The Milky Way Survey of the Dark Energy Spectroscopic Instrument (DESI) has so far observed three classical dwarf spheroidal galaxies (dSphs): Draco, Sextans and Ursa Minor. Based on the observed line-of-sight velocities and metallicities of their member stars, we apply the axisymmetric Jeans Anisotropic Multi-Gaussian Expansion modeling (JAM) approach to recover their inner dark matter distributions. In particular, both the traditional single-population Jeans model and the multiple population chemodynamical model are adopted. With the chemodynamical model, we divide member stars of each dSph into metal-rich and metal-poor populations.

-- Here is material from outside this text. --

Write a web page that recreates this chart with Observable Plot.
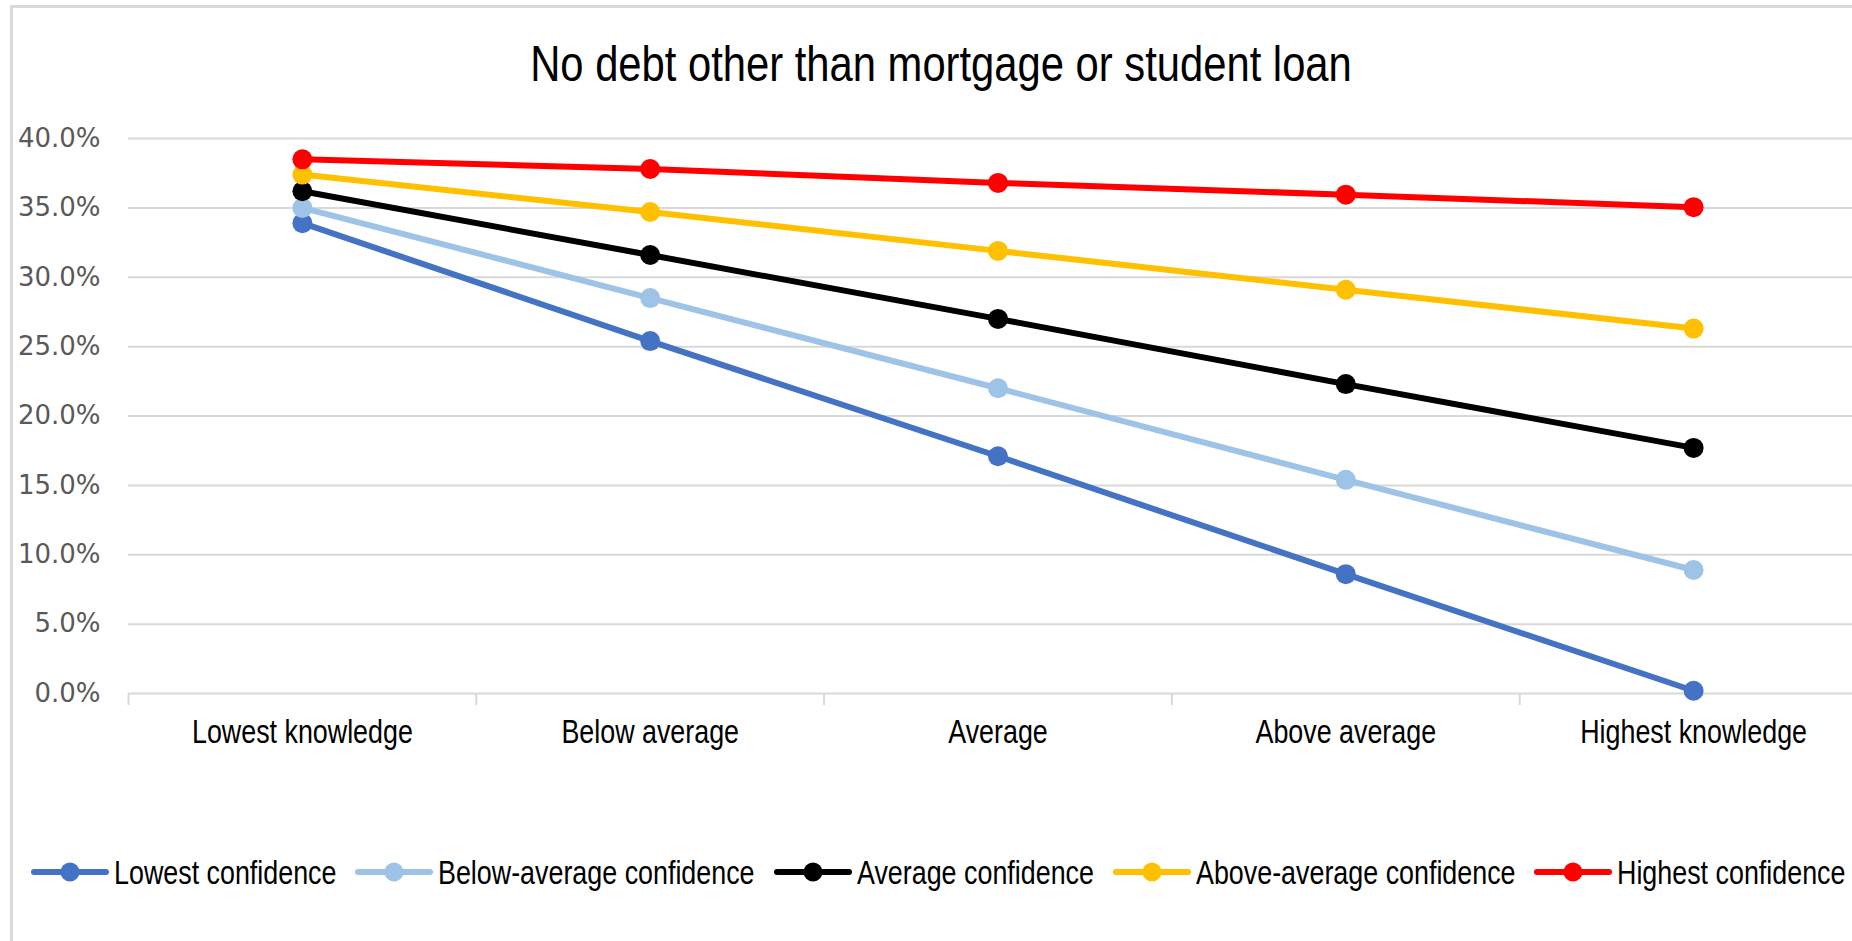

The metal-rich populations are more centrally concentrated and dynamically colder, featuring lower velocity dispersion profiles than the metal-poor populations. We find a diversity of the inner density slopes $\gamma$ of dark matter halos, with the best constraints by single-population or chemodynamical models consistent with each other. The inner density slopes are $0.71^{+0.34}_{-0.35}$, $0.26^{+0.22}_{-0.12}$ and $0.33^{+0.20}_{-0.16}$ for Draco, Sextans and Ursa Minor, respectively. We also present the measured astrophysical J and D factors of the three dSphs. Our results indicate that the study of the dark matter content of dSphs through stellar kinematics is still subject to uncertainties behind both the methodology and the observed data, through comparisons with previous measurements and data sets.